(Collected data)

───

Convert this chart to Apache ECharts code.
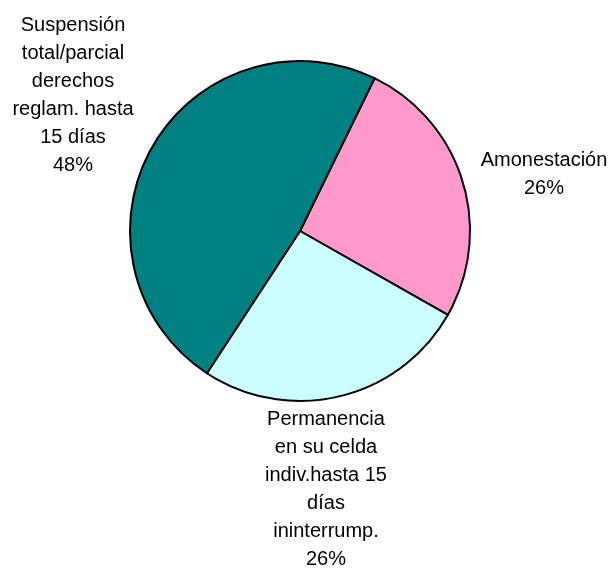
<!DOCTYPE html>
<html>
<head>
<meta charset="utf-8">
<script src="https://cdn.jsdelivr.net/npm/echarts@6/dist/echarts.min.js"></script>
<style>
html,body{margin:0;padding:0;background:#fff;}
#chart{width:615px;height:569px;}
</style>
</head>
<body>
<div id="chart"></div>
<script>
const categories = [
  'Amonestación',
  'Permanencia\nen su celda\nindiv.hasta 15\ndías\nininterrump.',
  'Suspensión\ntotal/parcial\nderechos\nreglam. hasta\n15 días'
];
const values = [26, 26, 48];
const colors = ['#FF99CC', '#CCFFFF', '#008080'];

// label anchor positions (layout only)
const labelPos = [[544, 174], [326, 489], [73, 95]];

const chart = echarts.init(document.getElementById('chart'), null, {renderer: 'canvas'});
chart.setOption({
  animation: false,
  backgroundColor: '#ffffff',
  series: [{
    type: 'pie',
    center: [300, 231],
    radius: 170,
    startAngle: 64,
    clockwise: true,
    percentPrecision: 0,
    avoidLabelOverlap: false,
    emphasis: {disabled: true},
    itemStyle: {borderColor: '#000000', borderWidth: 2},
    label: {
      show: true,
      position: 'outside',
      formatter: '{b}\n{d}%',
      fontFamily: '"Liberation Sans", Arial, sans-serif',
      fontSize: 20,
      lineHeight: 28,
      color: '#000000',
      align: 'center'
    },
    labelLine: {show: false},
    labelLayout: function (params) {
      const p = labelPos[params.dataIndex];
      return {x: p[0], y: p[1], align: 'center', verticalAlign: 'middle'};
    },
    data: categories.map((c, i) => ({
      name: c,
      value: values[i],
      itemStyle: {color: colors[i]}
    }))
  }]
});
</script>
</body>
</html>
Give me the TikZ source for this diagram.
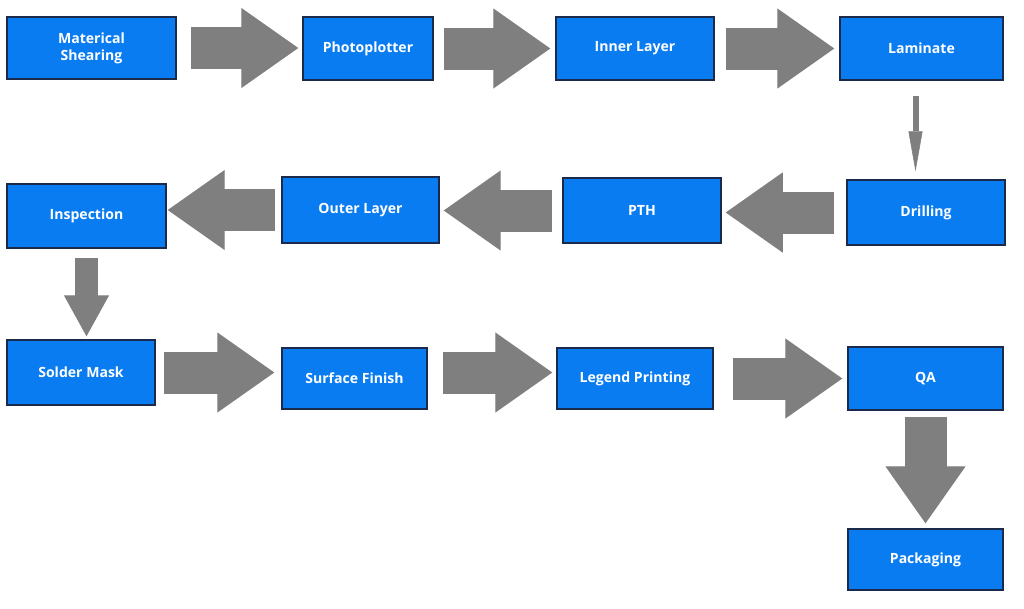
\documentclass[tikz,border=0pt]{standalone}
\usepackage{fontspec}
\setmainfont{Open Sans}
\usetikzlibrary{arrows.meta}
\definecolor{boxblue}{HTML}{0A7CF2}
\definecolor{boxline}{HTML}{1B2A4A}
\definecolor{arrgray}{HTML}{7F7F7F}
\tikzstyle{pbox}=[rectangle, draw=boxline, line width=1pt, fill=boxblue, text=white, font=\bfseries\fontsize{10}{12}\selectfont, align=center, inner sep=0pt]
\tikzstyle{blk}=[draw=arrgray, line width=1.05cm, -{Triangle[width=2cm, length=1.425cm, line width=0.8pt]}]
\tikzstyle{blksmall}=[draw=arrgray, line width=0.575cm, -{Triangle[width=1.125cm, length=1.025cm, line width=0.8pt]}]
\tikzstyle{thinarr}=[draw=arrgray, line width=0.15cm, -{Triangle[width=0.35cm, length=1cm, line width=0.4pt]}]

\begin{document}
\begin{tikzpicture}[x=0.025cm, y=-0.025cm]
\useasboundingbox (0,0) rectangle (1024,608);

\node[pbox, minimum width=4.225cm, minimum height=1.55cm] (n1) at (91.5,48) {Materical\\Shearing};
\node[pbox, minimum width=3.25cm, minimum height=1.575cm] (n2) at (368,48.5) {Photoplotter};
\node[pbox, minimum width=3.95cm, minimum height=1.575cm] (n3) at (635,48.5) {Inner Layer};
\node[pbox, minimum width=4.075cm, minimum height=1.575cm] (n4) at (921.5,48.5) {Laminate};

\node[pbox, minimum width=3.95cm, minimum height=1.625cm] (n5) at (926,212.5) {Drilling};
\node[pbox, minimum width=3.95cm, minimum height=1.625cm] (n6) at (642,210.5) {PTH};
\node[pbox, minimum width=3.925cm, minimum height=1.65cm] (n7) at (360.5,210) {Outer Layer};
\node[pbox, minimum width=3.975cm, minimum height=1.6cm] (n8) at (86.5,216) {Inspection};

\node[pbox, minimum width=3.7cm, minimum height=1.625cm] (n9) at (81,372.5) {Solder Mask};
\node[pbox, minimum width=3.625cm, minimum height=1.525cm] (n10) at (354.5,378.5) {Surface Finish};
\node[pbox, minimum width=3.9cm, minimum height=1.525cm] (n11) at (635,378.5) {Legend Printing};
\node[pbox, minimum width=3.875cm, minimum height=1.575cm] (n12) at (925.5,378.5) {QA};
\node[pbox, minimum width=3.875cm, minimum height=1.525cm] (n13) at (925.5,559.5) {Packaging};

% top row
\draw[blk, shorten <=0.35cm, shorten >=0.1cm] (n1.east) -- (n1.east -| n2.west);
\draw[blk, shorten <=0.25cm, shorten >=0.125cm] (n2.east) -- (n2.east -| n3.west);
\draw[blk, shorten <=0.275cm, shorten >=0.125cm] (n3.east) -- (n3.east -| n4.west);
\draw[thinarr, shorten <=0.375cm, shorten >=0.2cm] ([xshift=-0.15cm]n4.south) -- ([xshift=-0.15cm]n4.south |- n5.north);

% middle row
\draw[blk, shorten <=0.3cm, shorten >=0.1cm] (n5.west) -- (n5.west -| n6.east);
\draw[blk, shorten <=0.25cm, shorten >=0.1cm] (n6.west) -- (n6.west -| n7.east);
\draw[blk, shorten <=0.15cm, shorten >=0.025cm] (n7.west) -- (n7.west -| n8.east);
\draw[blksmall, shorten <=0.225cm, shorten >=0.075cm] (n8.south) -- (n8.south |- n9.north);

% bottom row
\draw[blk, shorten <=0.2cm, shorten >=0.175cm] (n9.east) -- (n9.east -| n10.west);
\draw[blk, shorten <=0.375cm, shorten >=0.1cm] ([yshift=0.15cm]n10.east) -- ([yshift=0.15cm]n10.east -| n11.west);
\draw[blk, shorten <=0.475cm, shorten >=0.125cm] (n11.east) -- (n11.east -| n12.west);
\draw[blk, shorten <=0.15cm, shorten >=0.125cm] (n12.south) -- (n12.south |- n13.north);

\end{tikzpicture}
\end{document}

───

Your task is to copy the entries in full and exactly, without any images.

• **Task answer**
Convert this chart to Apache ECharts code.
<!DOCTYPE html>
<html>
<head>
<meta charset="utf-8">
<script src="https://cdn.jsdelivr.net/npm/echarts@6/dist/echarts.min.js"></script>
<style>
html,body{margin:0;padding:0;background:#fff;}
#chart{width:615px;height:569px;}
</style>
</head>
<body>
<div id="chart"></div>
<script>
const categories = [
  'Amonestación',
  'Permanencia\nen su celda\nindiv.hasta 15\ndías\nininterrump.',
  'Suspensión\ntotal/parcial\nderechos\nreglam. hasta\n15 días'
];
const values = [26, 26, 48];
const colors = ['#FF99CC', '#CCFFFF', '#008080'];

// label anchor positions (layout only)
const labelPos = [[544, 174], [326, 489], [73, 95]];

const chart = echarts.init(document.getElementById('chart'), null, {renderer: 'canvas'});
chart.setOption({
  animation: false,
  backgroundColor: '#ffffff',
  series: [{
    type: 'pie',
    center: [300, 231],
    radius: 170,
    startAngle: 64,
    clockwise: true,
    percentPrecision: 0,
    avoidLabelOverlap: false,
    emphasis: {disabled: true},
    itemStyle: {borderColor: '#000000', borderWidth: 2},
    label: {
      show: true,
      position: 'outside',
      formatter: '{b}\n{d}%',
      fontFamily: '"Liberation Sans", Arial, sans-serif',
      fontSize: 20,
      lineHeight: 28,
      color: '#000000',
      align: 'center'
    },
    labelLine: {show: false},
    labelLayout: function (params) {
      const p = labelPos[params.dataIndex];
      return {x: p[0], y: p[1], align: 'center', verticalAlign: 'middle'};
    },
    data: categories.map((c, i) => ({
      name: c,
      value: values[i],
      itemStyle: {color: colors[i]}
    }))
  }]
});
</script>
</body>
</html>
Give me the TikZ source for this diagram.
\documentclass[tikz,border=0pt]{standalone}
\usepackage{fontspec}
\setmainfont{Open Sans}
\usetikzlibrary{arrows.meta}
\definecolor{boxblue}{HTML}{0A7CF2}
\definecolor{boxline}{HTML}{1B2A4A}
\definecolor{arrgray}{HTML}{7F7F7F}
\tikzstyle{pbox}=[rectangle, draw=boxline, line width=1pt, fill=boxblue, text=white, font=\bfseries\fontsize{10}{12}\selectfont, align=center, inner sep=0pt]
\tikzstyle{blk}=[draw=arrgray, line width=1.05cm, -{Triangle[width=2cm, length=1.425cm, line width=0.8pt]}]
\tikzstyle{blksmall}=[draw=arrgray, line width=0.575cm, -{Triangle[width=1.125cm, length=1.025cm, line width=0.8pt]}]
\tikzstyle{thinarr}=[draw=arrgray, line width=0.15cm, -{Triangle[width=0.35cm, length=1cm, line width=0.4pt]}]

\begin{document}
\begin{tikzpicture}[x=0.025cm, y=-0.025cm]
\useasboundingbox (0,0) rectangle (1024,608);

\node[pbox, minimum width=4.225cm, minimum height=1.55cm] (n1) at (91.5,48) {Materical\\Shearing};
\node[pbox, minimum width=3.25cm, minimum height=1.575cm] (n2) at (368,48.5) {Photoplotter};
\node[pbox, minimum width=3.95cm, minimum height=1.575cm] (n3) at (635,48.5) {Inner Layer};
\node[pbox, minimum width=4.075cm, minimum height=1.575cm] (n4) at (921.5,48.5) {Laminate};

\node[pbox, minimum width=3.95cm, minimum height=1.625cm] (n5) at (926,212.5) {Drilling};
\node[pbox, minimum width=3.95cm, minimum height=1.625cm] (n6) at (642,210.5) {PTH};
\node[pbox, minimum width=3.925cm, minimum height=1.65cm] (n7) at (360.5,210) {Outer Layer};
\node[pbox, minimum width=3.975cm, minimum height=1.6cm] (n8) at (86.5,216) {Inspection};

\node[pbox, minimum width=3.7cm, minimum height=1.625cm] (n9) at (81,372.5) {Solder Mask};
\node[pbox, minimum width=3.625cm, minimum height=1.525cm] (n10) at (354.5,378.5) {Surface Finish};
\node[pbox, minimum width=3.9cm, minimum height=1.525cm] (n11) at (635,378.5) {Legend Printing};
\node[pbox, minimum width=3.875cm, minimum height=1.575cm] (n12) at (925.5,378.5) {QA};
\node[pbox, minimum width=3.875cm, minimum height=1.525cm] (n13) at (925.5,559.5) {Packaging};

% top row
\draw[blk, shorten <=0.35cm, shorten >=0.1cm] (n1.east) -- (n1.east -| n2.west);
\draw[blk, shorten <=0.25cm, shorten >=0.125cm] (n2.east) -- (n2.east -| n3.west);
\draw[blk, shorten <=0.275cm, shorten >=0.125cm] (n3.east) -- (n3.east -| n4.west);
\draw[thinarr, shorten <=0.375cm, shorten >=0.2cm] ([xshift=-0.15cm]n4.south) -- ([xshift=-0.15cm]n4.south |- n5.north);

% middle row
\draw[blk, shorten <=0.3cm, shorten >=0.1cm] (n5.west) -- (n5.west -| n6.east);
\draw[blk, shorten <=0.25cm, shorten >=0.1cm] (n6.west) -- (n6.west -| n7.east);
\draw[blk, shorten <=0.15cm, shorten >=0.025cm] (n7.west) -- (n7.west -| n8.east);
\draw[blksmall, shorten <=0.225cm, shorten >=0.075cm] (n8.south) -- (n8.south |- n9.north);

% bottom row
\draw[blk, shorten <=0.2cm, shorten >=0.175cm] (n9.east) -- (n9.east -| n10.west);
\draw[blk, shorten <=0.375cm, shorten >=0.1cm] ([yshift=0.15cm]n10.east) -- ([yshift=0.15cm]n10.east -| n11.west);
\draw[blk, shorten <=0.475cm, shorten >=0.125cm] (n11.east) -- (n11.east -| n12.west);
\draw[blk, shorten <=0.15cm, shorten >=0.125cm] (n12.south) -- (n12.south |- n13.north);

\end{tikzpicture}
\end{document}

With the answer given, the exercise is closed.